## OBJECTIVE
Write the material out again in full, word for word. Do not include the pictures.

## DATA BLOCK
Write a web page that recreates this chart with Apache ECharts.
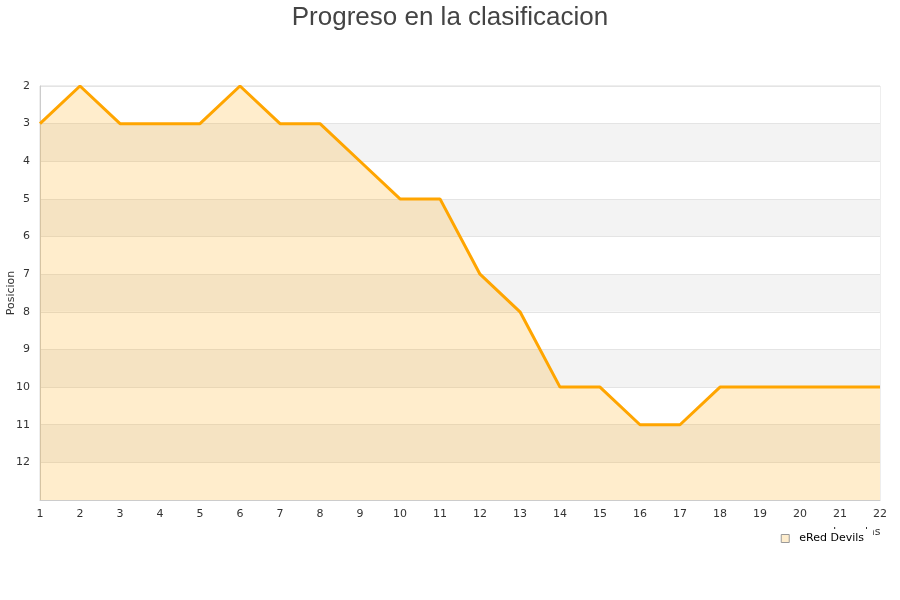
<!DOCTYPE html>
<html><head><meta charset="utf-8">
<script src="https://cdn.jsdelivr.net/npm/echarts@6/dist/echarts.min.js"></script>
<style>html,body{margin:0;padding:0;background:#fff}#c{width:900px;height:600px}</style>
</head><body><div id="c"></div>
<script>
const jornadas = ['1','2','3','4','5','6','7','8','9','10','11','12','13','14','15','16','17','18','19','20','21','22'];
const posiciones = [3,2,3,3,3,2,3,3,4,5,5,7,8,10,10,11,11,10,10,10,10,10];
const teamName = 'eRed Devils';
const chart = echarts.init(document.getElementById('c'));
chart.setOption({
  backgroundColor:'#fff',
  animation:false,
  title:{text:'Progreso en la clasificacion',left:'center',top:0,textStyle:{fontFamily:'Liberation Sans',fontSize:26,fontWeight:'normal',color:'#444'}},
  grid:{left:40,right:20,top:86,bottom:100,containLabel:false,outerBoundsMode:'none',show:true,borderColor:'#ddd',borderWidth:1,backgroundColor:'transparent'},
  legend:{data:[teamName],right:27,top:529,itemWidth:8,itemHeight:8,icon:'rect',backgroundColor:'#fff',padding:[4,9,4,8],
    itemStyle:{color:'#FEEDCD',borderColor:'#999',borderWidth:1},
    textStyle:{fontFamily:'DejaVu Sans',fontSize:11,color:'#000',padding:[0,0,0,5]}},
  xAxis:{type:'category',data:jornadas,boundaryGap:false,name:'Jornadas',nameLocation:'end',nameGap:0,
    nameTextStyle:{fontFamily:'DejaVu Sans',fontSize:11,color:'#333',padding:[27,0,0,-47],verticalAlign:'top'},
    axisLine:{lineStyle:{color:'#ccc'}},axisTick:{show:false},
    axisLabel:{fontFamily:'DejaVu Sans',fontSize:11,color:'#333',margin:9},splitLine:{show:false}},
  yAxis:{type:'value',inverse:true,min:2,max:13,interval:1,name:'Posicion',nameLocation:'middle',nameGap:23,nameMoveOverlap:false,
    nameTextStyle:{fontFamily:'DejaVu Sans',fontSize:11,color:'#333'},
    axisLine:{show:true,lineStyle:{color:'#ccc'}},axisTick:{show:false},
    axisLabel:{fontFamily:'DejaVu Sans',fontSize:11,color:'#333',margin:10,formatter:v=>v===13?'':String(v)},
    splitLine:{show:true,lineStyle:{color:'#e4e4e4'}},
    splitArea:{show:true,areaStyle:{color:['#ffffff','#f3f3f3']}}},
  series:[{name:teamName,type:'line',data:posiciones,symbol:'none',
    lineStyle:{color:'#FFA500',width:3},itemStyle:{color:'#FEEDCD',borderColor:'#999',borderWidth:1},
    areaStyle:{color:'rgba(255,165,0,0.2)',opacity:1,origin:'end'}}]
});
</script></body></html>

## SOLVED PROBLEM
Write a web page that recreates this chart with Apache ECharts.
<!DOCTYPE html>
<html><head><meta charset="utf-8">
<script src="https://cdn.jsdelivr.net/npm/echarts@6/dist/echarts.min.js"></script>
<style>html,body{margin:0;padding:0;background:#fff}#c{width:900px;height:600px}</style>
</head><body><div id="c"></div>
<script>
const jornadas = ['1','2','3','4','5','6','7','8','9','10','11','12','13','14','15','16','17','18','19','20','21','22'];
const posiciones = [3,2,3,3,3,2,3,3,4,5,5,7,8,10,10,11,11,10,10,10,10,10];
const teamName = 'eRed Devils';
const chart = echarts.init(document.getElementById('c'));
chart.setOption({
  backgroundColor:'#fff',
  animation:false,
  title:{text:'Progreso en la clasificacion',left:'center',top:0,textStyle:{fontFamily:'Liberation Sans',fontSize:26,fontWeight:'normal',color:'#444'}},
  grid:{left:40,right:20,top:86,bottom:100,containLabel:false,outerBoundsMode:'none',show:true,borderColor:'#ddd',borderWidth:1,backgroundColor:'transparent'},
  legend:{data:[teamName],right:27,top:529,itemWidth:8,itemHeight:8,icon:'rect',backgroundColor:'#fff',padding:[4,9,4,8],
    itemStyle:{color:'#FEEDCD',borderColor:'#999',borderWidth:1},
    textStyle:{fontFamily:'DejaVu Sans',fontSize:11,color:'#000',padding:[0,0,0,5]}},
  xAxis:{type:'category',data:jornadas,boundaryGap:false,name:'Jornadas',nameLocation:'end',nameGap:0,
    nameTextStyle:{fontFamily:'DejaVu Sans',fontSize:11,color:'#333',padding:[27,0,0,-47],verticalAlign:'top'},
    axisLine:{lineStyle:{color:'#ccc'}},axisTick:{show:false},
    axisLabel:{fontFamily:'DejaVu Sans',fontSize:11,color:'#333',margin:9},splitLine:{show:false}},
  yAxis:{type:'value',inverse:true,min:2,max:13,interval:1,name:'Posicion',nameLocation:'middle',nameGap:23,nameMoveOverlap:false,
    nameTextStyle:{fontFamily:'DejaVu Sans',fontSize:11,color:'#333'},
    axisLine:{show:true,lineStyle:{color:'#ccc'}},axisTick:{show:false},
    axisLabel:{fontFamily:'DejaVu Sans',fontSize:11,color:'#333',margin:10,formatter:v=>v===13?'':String(v)},
    splitLine:{show:true,lineStyle:{color:'#e4e4e4'}},
    splitArea:{show:true,areaStyle:{color:['#ffffff','#f3f3f3']}}},
  series:[{name:teamName,type:'line',data:posiciones,symbol:'none',
    lineStyle:{color:'#FFA500',width:3},itemStyle:{color:'#FEEDCD',borderColor:'#999',borderWidth:1},
    areaStyle:{color:'rgba(255,165,0,0.2)',opacity:1,origin:'end'}}]
});
</script></body></html>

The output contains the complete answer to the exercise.